# INFORMATION SHOWN
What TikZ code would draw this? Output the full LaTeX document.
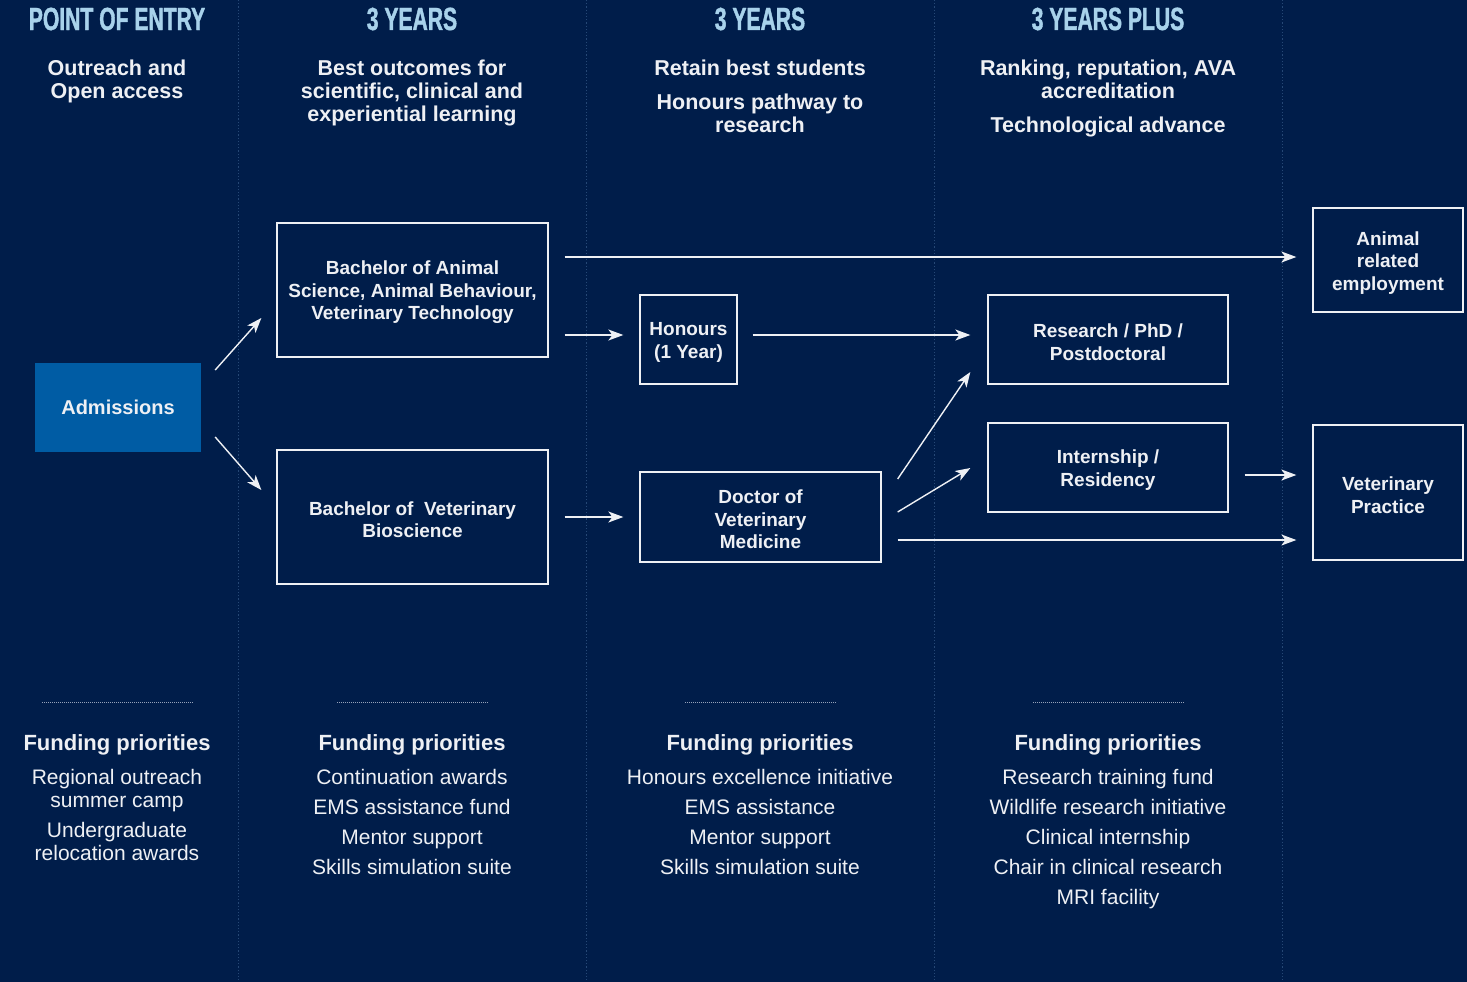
\documentclass[tikz,border=0pt]{standalone}
\usepackage{fontspec}
\setmainfont{Liberation Sans}
\newfontfamily\headfont{Liberation Sans Bold}[FakeStretch=0.66,FakeBold=1.2]
\usetikzlibrary{arrows.meta}
\definecolor{navy}{RGB}{0,29,74}
\definecolor{headblue}{RGB}{168,210,235}
\definecolor{ink}{RGB}{238,240,244}
\definecolor{admblue}{RGB}{0,92,164}
\definecolor{colline}{RGB}{38,72,118}
\definecolor{rule}{RGB}{150,162,185}
% empty top line that lowers the text block a little inside its box
\newcommand{\padtop}{\rule{0pt}{0pt}\\[-3.5pt]}
\begin{document}
\begin{tikzpicture}[x=1pt,y=-1pt,
  hdr/.style={text=headblue,font=\headfont\fontsize{32}{34}\selectfont,inner sep=0pt},
  aim/.style={text=ink,align=center,anchor=north,inner sep=0pt,font=\bfseries\fontsize{21.5}{23}\selectfont},
  stage/.style={draw=ink,line width=1.3pt,text=ink,align=center,inner sep=0pt,
    font=\bfseries\fontsize{19}{22.5}\selectfont},
  entry/.style={fill=admblue,text=ink,inner sep=0pt,font=\bfseries\fontsize{20}{22}\selectfont},
  fundhead/.style={text=ink,inner sep=0pt,font=\bfseries\fontsize{22}{24}\selectfont},
  fundlist/.style={text=ink,align=center,anchor=north,inner sep=0pt,font=\fontsize{21}{23}\selectfont},
  flow/.style={draw=ink,line width=1.4pt,-{Stealth[length=15pt,width=11pt,inset=4pt]}},
  colsep/.style={draw=colline,line width=1pt,dash pattern=on 1.2pt off 2pt},
  fundrule/.style={draw=rule,line width=0.8pt,dash pattern=on 1pt off 1pt}
]
% background and page frame
\fill[navy] (0,0) rectangle (1467,982);
\useasboundingbox (0,0) rectangle (1467,982);

% column separators
\foreach \cx in {238,586,934,1282}
  \draw[colsep] (\cx,0) -- (\cx,982);

% column headings
\node[hdr] (h1) at (117,19) {POINT OF ENTRY};
\node[hdr] (h2) at (412,19) {3 YEARS};
\node[hdr] (h3) at (760,19) {3 YEARS};
\node[hdr] (h4) at (1108,19) {3 YEARS PLUS};

% aims of each stage
\node[aim] (a1) at (117,59.5) {Outreach and\\Open access};
\node[aim] (a2) at (412,59.5) {Best outcomes for\\scientific, clinical and\\experiential learning};
\node[aim] (a3) at (760,59.5) {Retain best students\\[11pt]Honours pathway to\\research};
\node[aim] (a4) at (1108,59.5) {Ranking, reputation, AVA\\accreditation\\[11pt]Technological advance};

% pathway boxes
\node[entry,minimum width=166pt,minimum height=89pt] (adm) at (118,407.5) {Admissions};
\node[stage,minimum width=271pt,minimum height=134pt] (ba) at (412.5,290)
  {\padtop Bachelor of Animal\\Science, Animal Behaviour,\\Veterinary Technology};
\node[stage,minimum width=271pt,minimum height=134pt] (bvs) at (412.5,517)
  {\padtop Bachelor of~ Veterinary\\Bioscience};
\node[stage,minimum width=97pt,minimum height=89pt] (hon) at (688.5,339.5)
  {\padtop Honours\\(1 Year)};
\node[stage,minimum width=241pt,minimum height=90pt] (dvm) at (760.5,517)
  {\padtop Doctor of\\Veterinary\\Medicine};
\node[stage,minimum width=240pt,minimum height=89pt] (res) at (1108,339.5)
  {\padtop Research / PhD /\\Postdoctoral};
\node[stage,minimum width=240pt,minimum height=89pt] (int) at (1108,467.5)
  {\padtop Internship /\\Residency};
\node[stage,minimum width=150pt,minimum height=104pt] (ae) at (1388,260)
  {\padtop Animal\\related\\employment};
\node[stage,minimum width=150pt,minimum height=135pt] (vp) at (1388,492.5)
  {\padtop Veterinary\\Practice};

% connectors
\draw[flow] ([shift={(14,-37.5)}]adm.east) -- ([shift={(-15,28)}]ba.west);
\draw[flow] ([shift={(14,29.5)}]adm.east) -- ([shift={(-15,-27)}]bvs.west);
\draw[flow] ([shift={(16,-33)}]ba.east) -- ([shift={(-16,-3)}]ae.west);
\draw[flow] ([shift={(16,45)}]ba.east) -- ([shift={(-16,-4.5)}]hon.west);
\draw[flow] ([shift={(15,-4.5)}]hon.east) -- ([shift={(-17,-4.5)}]res.west);
\draw[flow] ([shift={(16,0)}]bvs.east) -- ([shift={(-16,0)}]dvm.west);
\draw[flow] ([shift={(16,-38)}]dvm.east) -- ([shift={(-17,32.5)}]res.west);
\draw[flow] ([shift={(16,-5)}]dvm.east) -- ([shift={(-17,0.5)}]int.west);
\draw[flow] ([shift={(16,23)}]dvm.east) -- ([shift={(-16,47.5)}]vp.west);
\draw[flow] ([shift={(16,7.5)}]int.east) -- ([shift={(-16,-17.5)}]vp.west);

% funding priorities
\foreach \cx in {118,413,761,1109}
  \draw[fundrule] (\cx-76,702) -- (\cx+76,702);

\node[fundhead] (f1) at (117,745) {Funding priorities};
\node[fundhead] (f2) at (412,745) {Funding priorities};
\node[fundhead] (f3) at (760,745) {Funding priorities};
\node[fundhead] (f4) at (1108,745) {Funding priorities};

\node[fundlist] (l1) at (117,769) {Regional outreach\\summer camp\\[7pt]Undergraduate\\relocation awards};
\node[fundlist] (l2) at (412,769) {Continuation awards\\[7pt]EMS assistance fund\\[7pt]Mentor support\\[7pt]Skills simulation suite};
\node[fundlist] (l3) at (760,769) {Honours excellence initiative\\[7pt]EMS assistance\\[7pt]Mentor support\\[7pt]Skills simulation suite};
\node[fundlist] (l4) at (1108,769) {Research training fund\\[7pt]Wildlife research initiative\\[7pt]Clinical internship\\[7pt]Chair in clinical research\\[7pt]MRI facility};
\end{tikzpicture}
\end{document}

# YOUR INSTRUCTIONS
Copy every line of the data word for word, omitting the images.

# EXERCISE OUTPUT
What TikZ code would draw this? Output the full LaTeX document.
\documentclass[tikz,border=0pt]{standalone}
\usepackage{fontspec}
\setmainfont{Liberation Sans}
\newfontfamily\headfont{Liberation Sans Bold}[FakeStretch=0.66,FakeBold=1.2]
\usetikzlibrary{arrows.meta}
\definecolor{navy}{RGB}{0,29,74}
\definecolor{headblue}{RGB}{168,210,235}
\definecolor{ink}{RGB}{238,240,244}
\definecolor{admblue}{RGB}{0,92,164}
\definecolor{colline}{RGB}{38,72,118}
\definecolor{rule}{RGB}{150,162,185}
% empty top line that lowers the text block a little inside its box
\newcommand{\padtop}{\rule{0pt}{0pt}\\[-3.5pt]}
\begin{document}
\begin{tikzpicture}[x=1pt,y=-1pt,
  hdr/.style={text=headblue,font=\headfont\fontsize{32}{34}\selectfont,inner sep=0pt},
  aim/.style={text=ink,align=center,anchor=north,inner sep=0pt,font=\bfseries\fontsize{21.5}{23}\selectfont},
  stage/.style={draw=ink,line width=1.3pt,text=ink,align=center,inner sep=0pt,
    font=\bfseries\fontsize{19}{22.5}\selectfont},
  entry/.style={fill=admblue,text=ink,inner sep=0pt,font=\bfseries\fontsize{20}{22}\selectfont},
  fundhead/.style={text=ink,inner sep=0pt,font=\bfseries\fontsize{22}{24}\selectfont},
  fundlist/.style={text=ink,align=center,anchor=north,inner sep=0pt,font=\fontsize{21}{23}\selectfont},
  flow/.style={draw=ink,line width=1.4pt,-{Stealth[length=15pt,width=11pt,inset=4pt]}},
  colsep/.style={draw=colline,line width=1pt,dash pattern=on 1.2pt off 2pt},
  fundrule/.style={draw=rule,line width=0.8pt,dash pattern=on 1pt off 1pt}
]
% background and page frame
\fill[navy] (0,0) rectangle (1467,982);
\useasboundingbox (0,0) rectangle (1467,982);

% column separators
\foreach \cx in {238,586,934,1282}
  \draw[colsep] (\cx,0) -- (\cx,982);

% column headings
\node[hdr] (h1) at (117,19) {POINT OF ENTRY};
\node[hdr] (h2) at (412,19) {3 YEARS};
\node[hdr] (h3) at (760,19) {3 YEARS};
\node[hdr] (h4) at (1108,19) {3 YEARS PLUS};

% aims of each stage
\node[aim] (a1) at (117,59.5) {Outreach and\\Open access};
\node[aim] (a2) at (412,59.5) {Best outcomes for\\scientific, clinical and\\experiential learning};
\node[aim] (a3) at (760,59.5) {Retain best students\\[11pt]Honours pathway to\\research};
\node[aim] (a4) at (1108,59.5) {Ranking, reputation, AVA\\accreditation\\[11pt]Technological advance};

% pathway boxes
\node[entry,minimum width=166pt,minimum height=89pt] (adm) at (118,407.5) {Admissions};
\node[stage,minimum width=271pt,minimum height=134pt] (ba) at (412.5,290)
  {\padtop Bachelor of Animal\\Science, Animal Behaviour,\\Veterinary Technology};
\node[stage,minimum width=271pt,minimum height=134pt] (bvs) at (412.5,517)
  {\padtop Bachelor of~ Veterinary\\Bioscience};
\node[stage,minimum width=97pt,minimum height=89pt] (hon) at (688.5,339.5)
  {\padtop Honours\\(1 Year)};
\node[stage,minimum width=241pt,minimum height=90pt] (dvm) at (760.5,517)
  {\padtop Doctor of\\Veterinary\\Medicine};
\node[stage,minimum width=240pt,minimum height=89pt] (res) at (1108,339.5)
  {\padtop Research / PhD /\\Postdoctoral};
\node[stage,minimum width=240pt,minimum height=89pt] (int) at (1108,467.5)
  {\padtop Internship /\\Residency};
\node[stage,minimum width=150pt,minimum height=104pt] (ae) at (1388,260)
  {\padtop Animal\\related\\employment};
\node[stage,minimum width=150pt,minimum height=135pt] (vp) at (1388,492.5)
  {\padtop Veterinary\\Practice};

% connectors
\draw[flow] ([shift={(14,-37.5)}]adm.east) -- ([shift={(-15,28)}]ba.west);
\draw[flow] ([shift={(14,29.5)}]adm.east) -- ([shift={(-15,-27)}]bvs.west);
\draw[flow] ([shift={(16,-33)}]ba.east) -- ([shift={(-16,-3)}]ae.west);
\draw[flow] ([shift={(16,45)}]ba.east) -- ([shift={(-16,-4.5)}]hon.west);
\draw[flow] ([shift={(15,-4.5)}]hon.east) -- ([shift={(-17,-4.5)}]res.west);
\draw[flow] ([shift={(16,0)}]bvs.east) -- ([shift={(-16,0)}]dvm.west);
\draw[flow] ([shift={(16,-38)}]dvm.east) -- ([shift={(-17,32.5)}]res.west);
\draw[flow] ([shift={(16,-5)}]dvm.east) -- ([shift={(-17,0.5)}]int.west);
\draw[flow] ([shift={(16,23)}]dvm.east) -- ([shift={(-16,47.5)}]vp.west);
\draw[flow] ([shift={(16,7.5)}]int.east) -- ([shift={(-16,-17.5)}]vp.west);

% funding priorities
\foreach \cx in {118,413,761,1109}
  \draw[fundrule] (\cx-76,702) -- (\cx+76,702);

\node[fundhead] (f1) at (117,745) {Funding priorities};
\node[fundhead] (f2) at (412,745) {Funding priorities};
\node[fundhead] (f3) at (760,745) {Funding priorities};
\node[fundhead] (f4) at (1108,745) {Funding priorities};

\node[fundlist] (l1) at (117,769) {Regional outreach\\summer camp\\[7pt]Undergraduate\\relocation awards};
\node[fundlist] (l2) at (412,769) {Continuation awards\\[7pt]EMS assistance fund\\[7pt]Mentor support\\[7pt]Skills simulation suite};
\node[fundlist] (l3) at (760,769) {Honours excellence initiative\\[7pt]EMS assistance\\[7pt]Mentor support\\[7pt]Skills simulation suite};
\node[fundlist] (l4) at (1108,769) {Research training fund\\[7pt]Wildlife research initiative\\[7pt]Clinical internship\\[7pt]Chair in clinical research\\[7pt]MRI facility};
\end{tikzpicture}
\end{document}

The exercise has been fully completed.